Anti-Zionism is the university’s new anti-Semitism

"The new anti-Semitism occupying the lecture halls and student unions comes wrapped in the guise of anti-Israel and anti-Zionist politics."

Aidan Segal
Aidan Segal, one of Pitt's two CAMERA Fellows, on Burghright. Photo courtesy of Aidan Segal.
Aidan Segal, one of Pitt's two CAMERA Fellows, on Burghright. Photo courtesy of Aidan Segal.

Amid a rise in anti-Semitism in the United States, some institutions of higher learning also have become breeding grounds for the age-old hatred. But instead of the explicit Jewish quotas, ghetto benches and employment discrimination of the past, the new anti-Semitism occupying the lecture halls and student unions comes wrapped in the guise of anti-Israel and anti-Zionist politics.

The good news is many Jewish students are finally paying attention to what is happening on college campuses across the country and taking action.

I am one of those students. As a campus fellow for the Committee for Accuracy in Middle East Reporting and Analysis, I am responsible for surveilling reported instances of anti-Semitic and anti-Israel activity seen across universities across the county.

The AMCHA Initiative, which documents anti-Semitism on campus, reported that in 2019 there was a 70% spike in Israel-related anti-Semitic activity on college campuses nationwide. While Pittsburgh campuses largely have been spared from significant anti-Israel activity recently, it is still important to understand why such a phenomenon exists to better prepare for when it does happen here.

Anti-Semitism is shapeshifting in nature, conveniently adaptive to the given political and cultural landscape. In earlier times, when racism prevailed as the social norm, the anti-Semite was the self-admitted racist. Now, anti-Semites, in their defamation of the Jewish state as the culmination of white colonialism, allege the Jew is the racist. Just as it was necessary for Nazi Germany and the Soviet Union to depict Jews as their society’s perceived evil — in being communists or capitalists, respectively — college students and faculty will sometimes paint Israel and Zionism as the embodiment of contemporary society’s chief evil: racism.

Much misinformation about the Israeli-Palestinian conflict on college campuses comes from cunning bigotry. When the University of Pittsburgh’s Students for Justice in Palestine demonstrate at the corner of Schenley Plaza holding a sign that reads “From the River to the Sea, Palestine Will Be Free,” that’s not a mere political difference, that’s an endorsement of genocide.
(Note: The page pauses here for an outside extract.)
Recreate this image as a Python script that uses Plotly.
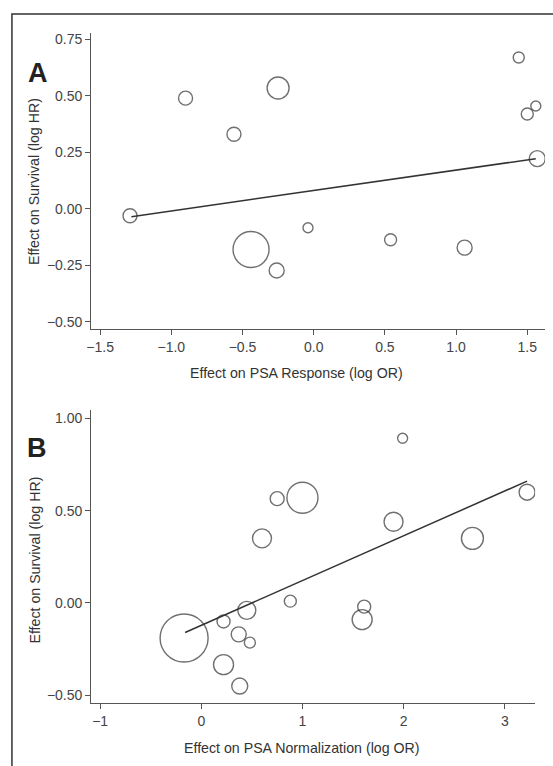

When a professor from Point Park University claims that an organized effort on the behalf of an anti-Zionist faculty to have her removed for being pro-Israel, that’s not Palestinian activism, that’s Jew-hatred. When “Free Palestine” is spray painted in huge letters on the side of a house in South Oakland, one must ask what that might mean for the majority of the world’s Jews who call that land home.
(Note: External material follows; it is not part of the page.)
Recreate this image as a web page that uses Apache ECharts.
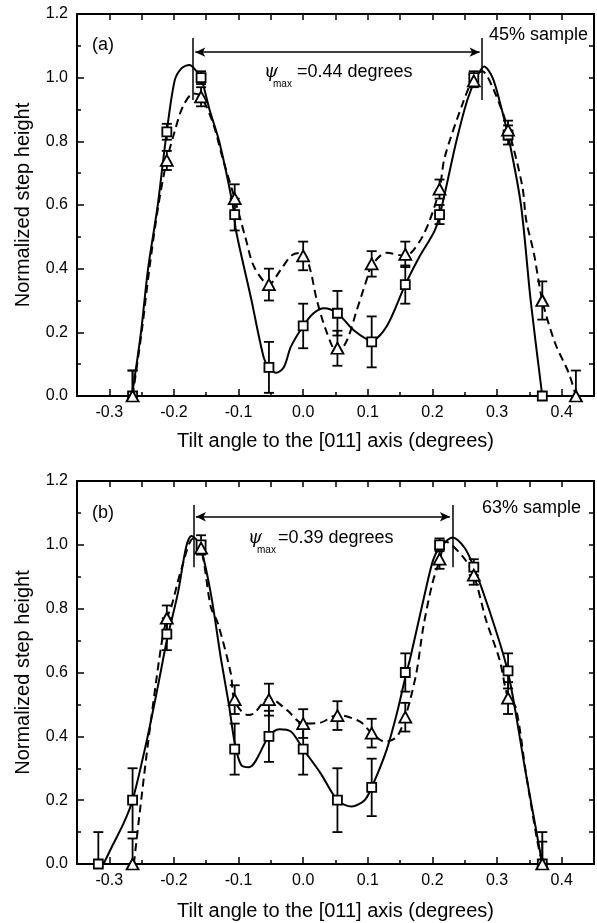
<!DOCTYPE html>
<html>
<head>
<meta charset="utf-8">
<script src="https://cdn.jsdelivr.net/npm/echarts@6/dist/echarts.min.js"></script>
<style>
  html, body { margin: 0; padding: 0; background: #fff; }
  #chart { width: 597px; height: 923px; }
</style>
</head>
<body>
<div id="chart"></div>
<script>
// ---- data ----
// panel (a): 45% sample
const xA = [-0.264, -0.211, -0.158, -0.106, -0.053, 0.0, 0.053, 0.106, 0.158, 0.211, 0.264, 0.317, 0.370, 0.422];
const sqA = [0.0, 0.83, 1.0, 0.57, 0.09, 0.22, 0.26, 0.17, 0.35, 0.57, 1.0, 0.82, 0.0];
const sqAErr = [0.08, 0.025, 0.02, 0.05, 0.08, 0.07, 0.07, 0.08, 0.06, 0.03, 0.02, 0.03, 0.0];
const triA = [0.0, 0.74, 0.94, 0.62, 0.35, 0.44, 0.15, 0.415, 0.445, 0.65, 0.99, 0.835, 0.30, 0.0];
const triAErr = [0.08, 0.03, 0.03, 0.045, 0.05, 0.045, 0.055, 0.04, 0.04, 0.03, 0.02, 0.03, 0.06, 0.08];
// curves (a)
const solidA = [[-0.265,0],[-0.251,0.2],[-0.240,0.4],[-0.225,0.6],[-0.213,0.8],[-0.199,0.99],[-0.188,1.03],[-0.176,1.04],[-0.165,1.02],[-0.158,1.0],[-0.145,0.9],[-0.130,0.8],[-0.109,0.6],[-0.104,0.52],[-0.081,0.31],[-0.061,0.12],[-0.053,0.09],[-0.042,0.073],[-0.030,0.09],[-0.019,0.155],[0,0.22],[0.016,0.26],[0.032,0.276],[0.053,0.26],[0.078,0.207],[0.106,0.174],[0.129,0.218],[0.158,0.35],[0.180,0.438],[0.204,0.522],[0.215,0.6],[0.237,0.8],[0.254,0.93],[0.268,1.0],[0.280,1.035],[0.293,1.0],[0.306,0.91],[0.319,0.8],[0.337,0.6],[0.352,0.3],[0.370,0]];
const dashA = [[-0.264,0],[-0.250,0.2],[-0.238,0.4],[-0.224,0.6],[-0.211,0.74],[-0.199,0.83],[-0.186,0.91],[-0.170,0.95],[-0.158,0.94],[-0.140,0.86],[-0.125,0.75],[-0.106,0.62],[-0.089,0.495],[-0.076,0.406],[-0.053,0.35],[-0.035,0.396],[-0.017,0.443],[0,0.45],[0.011,0.396],[0.021,0.302],[0.037,0.197],[0.053,0.135],[0.068,0.176],[0.083,0.27],[0.098,0.364],[0.106,0.41],[0.129,0.45],[0.158,0.44],[0.180,0.485],[0.196,0.553],[0.211,0.65],[0.219,0.75],[0.247,0.92],[0.264,1.0],[0.277,1.02],[0.293,0.97],[0.317,0.84],[0.339,0.66],[0.345,0.553],[0.357,0.448],[0.370,0.30],[0.390,0.165],[0.411,0.072],[0.422,0]];
const psiA = [-0.171, 0.277];

// panel (b): 63% sample
const xBsq = [-0.317, -0.264, -0.211, -0.158, -0.106, -0.053, 0.0, 0.053, 0.106, 0.158, 0.211, 0.264, 0.317, 0.370];
const sqB = [0.0, 0.2, 0.72, 1.0, 0.36, 0.40, 0.36, 0.20, 0.24, 0.60, 1.0, 0.93, 0.605, 0.0];
const sqBErr = [0.1, 0.1, 0.05, 0.03, 0.08, 0.08, 0.08, 0.1, 0.09, 0.06, 0.02, 0.025, 0.055, 0.1];
const xBtri = [-0.264, -0.211, -0.158, -0.106, -0.053, 0.0, 0.053, 0.106, 0.158, 0.211, 0.264, 0.317, 0.370];
const triB = [0.0, 0.77, 0.99, 0.515, 0.515, 0.44, 0.465, 0.41, 0.46, 0.955, 0.905, 0.52, 0.0];
const triBErr = [0.08, 0.04, 0.02, 0.045, 0.05, 0.045, 0.045, 0.045, 0.045, 0.03, 0.03, 0.05, 0.07];
const solidB = [[-0.309,0],[-0.296,0.054],[-0.278,0.127],[-0.264,0.2],[-0.243,0.378],[-0.225,0.555],[-0.211,0.70],[-0.194,0.848],[-0.181,0.994],[-0.173,1.028],[-0.160,1.0],[-0.143,0.848],[-0.127,0.64],[-0.115,0.5],[-0.106,0.38],[-0.096,0.31],[-0.084,0.303],[-0.053,0.40],[-0.037,0.422],[-0.019,0.415],[0,0.36],[0.027,0.284],[0.053,0.2],[0.075,0.18],[0.095,0.2],[0.106,0.24],[0.129,0.357],[0.145,0.472],[0.160,0.602],[0.165,0.639],[0.186,0.827],[0.201,0.952],[0.211,0.99],[0.231,1.023],[0.250,0.99],[0.264,0.93],[0.288,0.795],[0.317,0.60],[0.344,0.29],[0.370,0]];
const dashB = [[-0.262,0],[-0.253,0.16],[-0.240,0.38],[-0.220,0.68],[-0.211,0.77],[-0.204,0.806],[-0.189,0.92],[-0.170,1.02],[-0.158,0.99],[-0.143,0.806],[-0.132,0.754],[-0.112,0.597],[-0.106,0.51],[-0.086,0.467],[-0.076,0.472],[-0.053,0.52],[-0.025,0.482],[0,0.44],[0.027,0.443],[0.053,0.467],[0.088,0.446],[0.106,0.41],[0.127,0.383],[0.145,0.399],[0.158,0.46],[0.175,0.597],[0.186,0.744],[0.200,0.88],[0.211,0.95],[0.221,1.01],[0.247,0.963],[0.264,0.905],[0.283,0.764],[0.304,0.639],[0.317,0.52],[0.329,0.49],[0.345,0.28],[0.362,0.075],[0.370,0]];
const psiB = [-0.170, 0.231];

const xLabelTicks = [-0.3, -0.2, -0.1, 0, 0.1, 0.2, 0.3, 0.4];

const FONT = '"Liberation Sans", Arial, Helvetica, sans-serif';
const myChart = echarts.init(document.getElementById('chart'), null, { renderer: 'canvas' });

function pairs(xs, ys) {
    return ys.map(function (y, i) { return [xs[i], y]; });
}
function errs(xs, ys, es) {
    return ys.map(function (y, i) { return [xs[i], y - es[i], y + es[i]]; });
}

function errRender(params, api) {
    var x = api.value(0);
    var lo = Math.max(api.value(1), 0);
    var hi = api.value(2);
    var a = api.coord([x, lo]);
    var b = api.coord([x, hi]);
    var st = { stroke: '#000', lineWidth: 1.8 };
    return {
        type: 'group',
        children: [
            { type: 'line', shape: { x1: a[0], y1: a[1], x2: b[0], y2: b[1] }, style: st },
            { type: 'line', shape: { x1: a[0] - 5, y1: a[1], x2: a[0] + 5, y2: a[1] }, style: st },
            { type: 'line', shape: { x1: b[0] - 5, y1: b[1], x2: b[0] + 5, y2: b[1] }, style: st }
        ]
    };
}

function xFmt(v) {
    if (Math.abs(Math.round(v * 100)) % 10 !== 0) return '';
    if (Math.abs(v) < 1e-9) return '0.0';
    return v.toFixed(1);
}

var blk = { color: '#000', width: 2 };
var grids = [
    { left: 77, top: 14, width: 518, height: 382 },
    { left: 77, top: 481, width: 518, height: 383 }
];
var xAxes = [], yAxes = [];
[0, 1].forEach(function (g) {
    // bottom axis with labels and short ticks every 0.05
    xAxes.push({
        gridIndex: g, type: 'value', min: -0.35, max: 0.45, interval: 0.05, position: 'bottom',
        name: 'Tilt angle to the [011] axis (degrees)',
        nameLocation: 'middle', nameGap: g === 0 ? 35 : 37,
        nameTextStyle: { color: '#000', fontSize: 20, fontFamily: FONT },
        axisLine: { onZero: false, lineStyle: blk },
        axisTick: { inside: true, length: 4, lineStyle: { color: '#000', width: 1.5 } },
        axisLabel: { formatter: xFmt, color: '#000', fontSize: 16, fontFamily: FONT, margin: 9 },
        splitLine: { show: false }
    });
    // long ticks at the labelled values
    xAxes.push({
        gridIndex: g, type: 'value', min: -0.35, max: 0.45, position: 'bottom',
        axisLine: { show: false, onZero: false },
        axisTick: { inside: true, length: 7, customValues: xLabelTicks, lineStyle: { color: '#000', width: 1.5 } },
        axisLabel: { show: false },
        splitLine: { show: false }
    });
    // top frame
    xAxes.push({
        gridIndex: g, type: 'value', min: -0.35, max: 0.45, interval: 0.05, position: 'top',
        axisLine: { onZero: false, lineStyle: blk },
        axisTick: { inside: true, length: 6, lineStyle: { color: '#000', width: 1.5 } },
        axisLabel: { show: false },
        splitLine: { show: false }
    });
    yAxes.push({
        gridIndex: g, type: 'value', min: 0, max: 1.2, interval: 0.2, position: 'left',
        name: 'Normalized step height',
        nameLocation: 'middle', nameGap: 44,
        nameTextStyle: { color: '#000', fontSize: 20, fontFamily: FONT },
        axisLine: { onZero: false, lineStyle: blk },
        axisTick: { inside: true, length: 7, lineStyle: { color: '#000', width: 1.5 } },
        minorTick: { show: true, splitNumber: 2, length: 4, lineStyle: { color: '#000', width: 1.5 } },
        axisLabel: { formatter: function (v) { return v.toFixed(1); }, color: '#000', fontSize: 16, fontFamily: FONT, margin: 9 },
        splitLine: { show: false },
        minorSplitLine: { show: false }
    });
    yAxes.push({
        gridIndex: g, type: 'value', min: 0, max: 1.2, interval: 0.1, position: 'right',
        axisLine: { onZero: false, lineStyle: blk },
        axisTick: { inside: true, length: 5, lineStyle: { color: '#000', width: 1.5 } },
        axisLabel: { show: false },
        splitLine: { show: false }
    });
});

function annot(psi, yArrow) {
    var ls = { color: '#000', width: 1.5, type: 'solid' };
    return {
        silent: true, symbol: 'none', label: { show: false }, lineStyle: ls,
        emphasis: { disabled: true },
        data: [
            [{ coord: [psi[0], 0.93] }, { coord: [psi[0], 1.125] }],
            [{ coord: [psi[1], 0.93] }, { coord: [psi[1], 1.125] }],
            [{ coord: [psi[0] + 0.004, yArrow], symbol: 'arrow', symbolSize: [7, 10] },
             { coord: [psi[1] - 0.004, yArrow], symbol: 'arrow', symbolSize: [7, 10] }]
        ]
    };
}

function panelSeries(g, curveS, curveD, sq, tri, sqE, triE, psi, yArrow) {
    var xi = g * 3, yi = g * 2;
    var mk = { color: '#fff', borderColor: '#000', borderWidth: 1.8, opacity: 1 };
    return [
        { type: 'custom', xAxisIndex: xi, yAxisIndex: yi, renderItem: errRender, data: sqE, z: 2, silent: true, encode: { x: 0, y: [1, 2] } },
        { type: 'custom', xAxisIndex: xi, yAxisIndex: yi, renderItem: errRender, data: triE, z: 2, silent: true, encode: { x: 0, y: [1, 2] } },
        { type: 'line', xAxisIndex: xi, yAxisIndex: yi, data: curveS, smooth: 0.3, showSymbol: false, z: 3,
          lineStyle: { color: '#000', width: 2 }, markLine: annot(psi, yArrow) },
        { type: 'line', xAxisIndex: xi, yAxisIndex: yi, data: curveD, smooth: 0.3, showSymbol: false, z: 3,
          lineStyle: { color: '#000', width: 2, type: [8, 5] } },
        { type: 'scatter', xAxisIndex: xi, yAxisIndex: yi, data: sq, symbol: 'rect', symbolSize: 9, z: 4,
          itemStyle: mk, emphasis: { disabled: true } },
        { type: 'scatter', xAxisIndex: xi, yAxisIndex: yi, data: tri, symbol: 'triangle', symbolSize: [12, 11], z: 4,
          itemStyle: mk, emphasis: { disabled: true } }
    ];
}

var series = []
    .concat(panelSeries(0, solidA, dashA, pairs(xA, sqA), pairs(xA, triA),
        errs(xA, sqA, sqAErr), errs(xA, triA, triAErr), psiA, 1.08))
    .concat(panelSeries(1, solidB, dashB, pairs(xBsq, sqB), pairs(xBtri, triB),
        errs(xBsq, sqB, sqBErr), errs(xBtri, triB, triBErr), psiB, 1.088));

function txt(x, y, s, size, extra) {
    var st = { text: s, fill: '#000', fontSize: size, fontFamily: FONT, verticalAlign: 'middle' };
    if (extra) for (var k in extra) st[k] = extra[k];
    return { type: 'text', x: x, y: y, silent: true, style: st, z: 10 };
}

var option = {
    animation: false,
    backgroundColor: '#fff',
    grid: grids,
    xAxis: xAxes,
    yAxis: yAxes,
    series: series,
    graphic: [
        txt(92, 45, '(a)', 18),
        txt(489, 35, '45% sample', 18),
        txt(264, 72, 'ψ', 18, { fontStyle: 'italic', fontFamily: '"DejaVu Serif", serif' }),
        txt(273, 84, 'max', 10),
        txt(297, 72, '=0.44 degrees', 18),
        txt(92, 513, '(b)', 18),
        txt(482, 508, '63% sample', 18),
        txt(248, 538, 'ψ', 18, { fontStyle: 'italic', fontFamily: '"DejaVu Serif", serif' }),
        txt(257, 550, 'max', 10),
        txt(278, 538, '=0.39 degrees', 18)
    ]
};
myChart.setOption(option);
</script>
</body>
</html>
We must find the courage to combat the gross libels spouted by anti-Zionists, but there is a conflict for many American Jews who align ideologically on most other progressive issues with a political left increasingly hostile toward the idea of Jewish self-determination. While Jews’ propensity for fighting injustice is admirable, we often don’t recognize the dangers we face ourselves.

Rather than confront the anti-Israel bigotry present within the Black Lives Matter organization, for example, a headline for a recent article published in the Jewish Journal of Los Angeles read: “Tomorrow we can talk about Israel.”

To that I ask: Since when in Jewish history — let alone Israeli history — has tomorrow ever been a guarantee?

“If one is attacked as a Jew,” Hannah Arendt once said, “one must defend oneself as a Jew. Not as a German, not as a world-citizen, not as an upholder of the Rights of Man.” Today, an update to Arendt’s proverb is in order. The fate of Israel is the fate of the Jews, for if one is attacked as a Zionist, one must defend oneself as a Jew — not as an American, not as world citizen, not as an upholder of progressivism.

It’s futile to try to reconcile with people who don’t accept you as you are — a Jew who believes in the right to live as “free men on our own soil, and die peacefully in our own homes,” as Theodor Herzl said. Opposition to Herzl’s notion is anti-Semitic, not political.

There is no need to compensate for being a Zionist by castigating Netanyahu to appear more progressive, or to insist on your belief in the possibility of a two-state solution. Those who are anti-Zionist opposed Israel in its embrace of socialism under David Ben Gurion and they opposed Israel when Menachem Begin shifted the nation rightward. It makes no difference — that it’s Jewish is what matters. PJC

Aidan Segal is a fourth-year student at the University of Pittsburgh.